## WORK TO BE COMPLETED
Reproduce the listing below exactly, beginning with its first line and ending with the line that holds "67], [80.4, 61]];"; pictures are not part of the copy.

## SOURCE EXCERPT
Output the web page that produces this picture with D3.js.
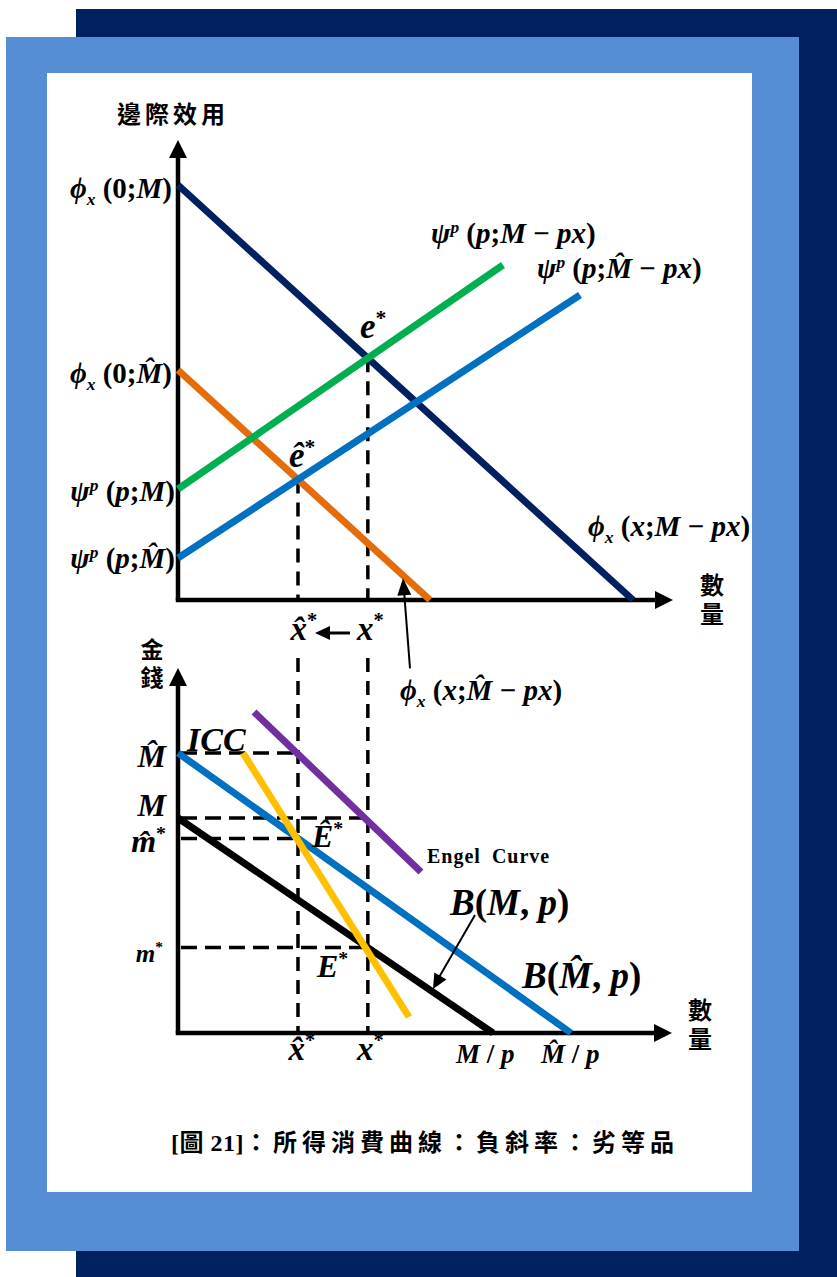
<!DOCTYPE html>
<html>
<head>
<meta charset="utf-8">
<script src="https://cdn.jsdelivr.net/npm/d3@7"></script>
<style>
  html, body { margin: 0; padding: 0; background: #ffffff; }
  svg { display: block; }
</style>
</head>
<body>
<svg id="fig" width="837" height="1277"></svg>
<script>
// ---- Upper panel: marginal utility curves (quantity units, utility units) ----
const topCurveIds   = ["phiM", "phiMhat", "psiM", "psiMhat"];
const topCurveStart = [[0, 83], [0, 46], [0, 22.2], [0, 8.4]];
const topCurveEnd   = [[91, 0], [50.4, 0], [65, 67], [80.4, 61]];

// ---- Lower panel: budget lines, ICC and Engel curve (quantity units, money units) ----
const botCurveIds   = ["budgetM", "budgetMhat", "icc", "engel"];
const botCurveStart = [[0, 43], [0, 56], [13, 56], [15.2, 64.2]];
const botCurveEnd   = [[63, 0], [78.6, 0], [46.2, 3.2], [48.6, 32.2]];

// axis extents (data units)
const topAxisMax = { x: 99, y: 92 };
const botAxisMax = { x: 98.8, y: 73 };

// texts
const captionNumber = "[圖 21]";
const captionText = "：所得消費曲線：負斜率：劣等品";
const topYTitle = "邊際效用";
const qtyTitle = "數量";
const moneyTitle = "金錢";

const COLORS = {
  phiM: "#002060", phiMhat: "#E46C0A", psiM: "#00B050", psiMhat: "#0070C0",
  budgetM: "#000000", budgetMhat: "#0070C0", icc: "#FFC000", engel: "#7030A0"
};

const svg = d3.select("#fig");
const SERIF = "'Liberation Serif', 'Times New Roman', 'DejaVu Serif', serif";
const CJK = "'Noto Sans CJK TC', 'Noto Sans CJK SC', sans-serif";

// ---- frame ----
svg.append("rect").attr("x", 76).attr("y", 9).attr("width", 761).attr("height", 1268).attr("fill", "#002060");
svg.append("rect").attr("x", 6).attr("y", 37).attr("width", 793).attr("height", 1214).attr("fill", "#558ED5");
svg.append("rect").attr("x", 47).attr("y", 73).attr("width", 705).attr("height", 1119).attr("fill", "#ffffff");

// ---- scales ----
const x = d3.scaleLinear().domain([0, 100]).range([178, 678]);
const yTop = d3.scaleLinear().domain([0, 100]).range([600, 100]);
const yBot = d3.scaleLinear().domain([0, 100]).range([1033, 533]);

const line = (ys) => d3.line().x(d => x(d[0])).y(d => ys(d[1]));

function lineAt(p0, p1, xv) {
  return p0[1] + (p1[1] - p0[1]) * (xv - p0[0]) / (p1[0] - p0[0]);
}
function intersect(a0, a1, b0, b1) {
  const ma = (a1[1] - a0[1]) / (a1[0] - a0[0]);
  const mb = (b1[1] - b0[1]) / (b1[0] - b0[0]);
  const ca = a0[1] - ma * a0[0];
  const cb = b0[1] - mb * b0[0];
  const xi = (cb - ca) / (ma - mb);
  return [xi, ca + ma * xi];
}

function arrowHead(g, tip, dir, len, hw, color) {
  const n = Math.hypot(dir[0], dir[1]);
  const ux = dir[0] / n, uy = dir[1] / n;
  const bx = tip[0] - ux * len, by = tip[1] - uy * len;
  const px = -uy * hw, py = ux * hw;
  g.append("path")
    .attr("d", `M${tip[0]},${tip[1]}L${bx + px},${by + py}L${bx - px},${by - py}Z`)
    .attr("fill", color || "#000");
}

function drawAxes(ys, max) {
  const g = svg.append("g");
  g.append("line").attr("x1", x(0)).attr("y1", ys(0)).attr("x2", x(0)).attr("y2", ys(max.y) + 16)
    .attr("stroke", "#000").attr("stroke-width", 4.5);
  arrowHead(g, [x(0), ys(max.y)], [0, -1], 18, 9);
  g.append("line").attr("x1", x(0) - 2.25).attr("y1", ys(0)).attr("x2", x(max.x) - 16).attr("y2", ys(0))
    .attr("stroke", "#000").attr("stroke-width", 4.5);
  arrowHead(g, [x(max.x), ys(0)], [1, 0], 18, 9);
}

// rich text: parts = [text, style] with style 'i' italic, 'r' upright, 'sub', 'sup', 'supi'
function rich(x0, y0, parts, size, anchor) {
  const t = svg.append("text").attr("x", x0).attr("y", y0)
    .attr("font-family", SERIF).attr("font-weight", "bold")
    .attr("font-size", size).attr("text-anchor", anchor || "start").attr("fill", "#000");
  let shift = 0;
  parts.forEach(([s, st]) => {
    const ts = t.append("tspan").text(s);
    let target = 0, fs = size, style = "italic";
    if (st === "r") style = "normal";
    if (st === "sub") { target = size * 0.25; fs = size * 0.6; }
    if (st === "sup") { target = -size * 0.38; fs = size * 0.62; style = "normal"; }
    if (st === "supi") { target = -size * 0.36; fs = size * 0.6; }
    ts.attr("font-style", style).attr("font-size", fs);
    if (Math.abs(target - shift) > 0.01) { ts.attr("dy", target - shift); shift = target; }
  });
  return t;
}

function cjk(x0, y0, s, size, anchor, spacing) {
  return svg.append("text").attr("x", x0).attr("y", y0)
    .attr("font-family", CJK).attr("font-weight", "bold").attr("font-size", size)
    .attr("letter-spacing", spacing || 0)
    .attr("text-anchor", anchor || "middle").attr("fill", "#000").text(s);
}
// vertical two-character axis title, centred at (cx, cy)
function cjkVertical(cx, cy, s, size, spacing) {
  return svg.append("text").attr("x", cx).attr("y", cy)
    .attr("font-family", CJK).attr("font-weight", "bold").attr("font-size", size)
    .attr("writing-mode", "vertical-rl").style("writing-mode", "vertical-rl")
    .attr("letter-spacing", spacing || 0)
    .attr("text-anchor", "middle").attr("fill", "#000").text(s);
}

// ---- key points ----
const eStar = intersect(topCurveStart[0], topCurveEnd[0], topCurveStart[2], topCurveEnd[2]);
const eHatStar = intersect(topCurveStart[1], topCurveEnd[1], topCurveStart[3], topCurveEnd[3]);
const xStar = eStar[0], xHatStar = eHatStar[0];
const mStar = lineAt(botCurveStart[0], botCurveEnd[0], xStar);
const mHatStar = lineAt(botCurveStart[1], botCurveEnd[1], xHatStar);
const incomeM = botCurveStart[0][1], incomeMhat = botCurveStart[1][1];

const dashStyle = (sel) => sel.attr("stroke", "#000").attr("stroke-width", 3.5).attr("stroke-dasharray", "14,9");

// ---- dashed guides ----
const guides = svg.append("g");
[[eStar, xStar], [eHatStar, xHatStar]].forEach(([pt, xv]) => {
  guides.append("line").attr("x1", x(xv)).attr("x2", x(xv)).attr("y1", yTop(pt[1])).attr("y2", yTop(0)).call(dashStyle);
  guides.append("line").attr("x1", x(xv)).attr("x2", x(xv)).attr("y1", yBot(75)).attr("y2", yBot(0)).call(dashStyle);
});
[[incomeMhat, xHatStar], [incomeM, xStar], [mHatStar, xHatStar], [mStar, xStar]].forEach(([lv, xv]) => {
  guides.append("line").attr("x1", x(0) + 3).attr("x2", x(xv)).attr("y1", yBot(lv)).attr("y2", yBot(lv))
    .attr("stroke", "#000").attr("stroke-width", 3.5).attr("stroke-dasharray", "16,8");
});

// ---- axes ----
drawAxes(yTop, topAxisMax);
drawAxes(yBot, botAxisMax);

// ---- curves ----
topCurveIds.forEach((id, i) => {
  svg.append("path").datum([topCurveStart[i], topCurveEnd[i]]).attr("d", line(yTop))
    .attr("fill", "none").attr("stroke", COLORS[id]).attr("stroke-width", 7);
});
botCurveIds.forEach((id, i) => {
  svg.append("path").datum([botCurveStart[i], botCurveEnd[i]]).attr("d", line(yBot))
    .attr("fill", "none").attr("stroke", COLORS[id]).attr("stroke-width", 7);
});

// ---- pointer arrows ----
{
  const tipX = 45;
  const tip = [x(tipX), yTop(lineAt(topCurveStart[1], topCurveEnd[1], tipX)) + 3];
  const tail = [tip[0] + 7, tip[1] + 90];
  svg.append("line").attr("x1", tail[0]).attr("y1", tail[1]).attr("x2", tip[0] + 1).attr("y2", tip[1] + 12)
    .attr("stroke", "#000").attr("stroke-width", 2);
  arrowHead(svg, tip, [tip[0] - tail[0], tip[1] - tail[1]], 17, 7);
}
{
  const tipX = 51;
  const tip = [x(tipX), yBot(lineAt(botCurveStart[0], botCurveEnd[0], tipX)) - 3];
  const tail = [tip[0] + 42, tip[1] - 74];
  svg.append("line").attr("x1", tail[0]).attr("y1", tail[1]).attr("x2", tip[0] + 5).attr("y2", tip[1] - 10)
    .attr("stroke", "#000").attr("stroke-width", 2);
  arrowHead(svg, tip, [tip[0] - tail[0], tip[1] - tail[1]], 15, 7);
}
// x* -> x̂* shift arrow
svg.append("line").attr("x1", 350).attr("y1", 633).attr("x2", 328).attr("y2", 633).attr("stroke", "#000").attr("stroke-width", 3);
arrowHead(svg, [315, 633], [-1, 0], 15, 7);

// ---- upper panel labels ----
cjk(173, 123, topYTitle, 24, "middle", 4);
const MH = "M\u0302";
const PHI = "\u03D5";
const LS = 29;
rich(172, yTop(topCurveStart[0][1]) + 13, [[PHI, "i"], ["x", "sub"], [" (", "r"], ["0;", "r"], ["M", "i"], [")", "r"]], LS, "end");
rich(172, yTop(topCurveStart[1][1]) + 13, [[PHI, "i"], ["x", "sub"], [" (", "r"], ["0;", "r"], [MH, "i"], [")", "r"]], LS, "end");
rich(175, yTop(topCurveStart[2][1]) + 12, [["ψ", "i"], ["p", "supi"], ["  (", "r"], ["p", "i"], [";", "r"], ["M", "i"], [")", "r"]], LS, "end");
rich(175, yTop(topCurveStart[3][1]) + 10, [["ψ", "i"], ["p", "supi"], ["  (", "r"], ["p", "i"], [";", "r"], [MH, "i"], [")", "r"]], LS, "end");
rich(431, 243, [["ψ", "i"], ["p", "supi"], [" (", "r"], ["p", "i"], [";", "r"], ["M", "i"], [" − ", "r"], ["px", "i"], [")", "r"]], LS);
rich(537, 278, [["ψ", "i"], ["p", "supi"], [" (", "r"], ["p", "i"], [";", "r"], [MH, "i"], [" − ", "r"], ["px", "i"], [")", "r"]], LS);
rich(588, 536, [[PHI, "i"], ["x", "sub"], [" (", "r"], ["x", "i"], [";", "r"], ["M", "i"], [" − ", "r"], ["px", "i"], [")", "r"]], LS);
rich(400, 700, [[PHI, "i"], ["x", "sub"], [" (", "r"], ["x", "i"], [";", "r"], [MH, "i"], [" − ", "r"], ["px", "i"], [")", "r"]], LS);
rich(360, 338, [["e", "i"], ["*", "sup"]], 35);
rich(289, 467, [["ê", "i"], ["*", "sup"]], 35);
cjkVertical(712, 602, qtyTitle, 24, 5);
rich(x(xHatStar) + 6, 640, [["x\u0302", "i"], ["*", "sup"]], 33, "middle");
rich(357, 640, [["x", "i"], ["*", "sup"]], 33);

// ---- lower panel labels ----
cjkVertical(152, 666, moneyTitle, 23, 5);
rich(166, yBot(incomeMhat) + 14, [[MH, "i"]], 32, "end");
rich(166, yBot(incomeM) - 2, [["M", "i"]], 32, "end");
rich(166, yBot(mHatStar) + 14, [["m\u0302", "i"], ["*", "sup"]], 32, "end");
rich(163, yBot(mStar) + 14, [["m", "i"], ["*", "sup"]], 25, "end");
rich(187, 751, [["ICC", "i"]], 34);
rich(312, 847, [["Ê", "i"], ["*", "sup"]], 32);
rich(317, 977, [["E", "i"], ["*", "sup"]], 32);
svg.append("text").attr("x", 427).attr("y", 863).attr("font-family", SERIF).attr("font-weight", "bold")
  .attr("font-size", 20).attr("letter-spacing", 1).attr("word-spacing", 5).text("Engel Curve");
rich(450, 915, [["B", "i"], ["(", "r"], ["M", "i"], [", ", "r"], ["p", "i"], [")", "r"]], 37);
rich(522, 988, [["B", "i"], ["(", "r"], [MH, "i"], [", ", "r"], ["p", "i"], [")", "r"]], 37);
cjkVertical(700, 1027, qtyTitle, 24, 5);
rich(x(xHatStar) + 4, 1060, [["x\u0302", "i"], ["*", "sup"]], 33, "middle");
rich(357, 1060, [["x", "i"], ["*", "sup"]], 33);
rich(456, 1063, [["M", "i"], [" / ", "r"], ["p", "i"]], 27);
rich(541, 1063, [[MH, "i"], [" / ", "r"], ["p", "i"]], 27);

// ---- caption ----
{
  const cap = svg.append("text").attr("x", 425).attr("y", 1151)
    .attr("font-family", "'Liberation Serif', 'Noto Sans CJK TC', serif").attr("font-weight", "bold")
    .attr("font-size", 24).attr("text-anchor", "middle");
  cap.append("tspan").attr("letter-spacing", 0.5).text(captionNumber);
  cap.append("tspan").attr("letter-spacing", 5).text(captionText);
}
</script>
</body>
</html>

## COMPLETE RESPONSE
Output the web page that produces this picture with D3.js.
<!DOCTYPE html>
<html>
<head>
<meta charset="utf-8">
<script src="https://cdn.jsdelivr.net/npm/d3@7"></script>
<style>
  html, body { margin: 0; padding: 0; background: #ffffff; }
  svg { display: block; }
</style>
</head>
<body>
<svg id="fig" width="837" height="1277"></svg>
<script>
// ---- Upper panel: marginal utility curves (quantity units, utility units) ----
const topCurveIds   = ["phiM", "phiMhat", "psiM", "psiMhat"];
const topCurveStart = [[0, 83], [0, 46], [0, 22.2], [0, 8.4]];
const topCurveEnd   = [[91, 0], [50.4, 0], [65, 67], [80.4, 61]];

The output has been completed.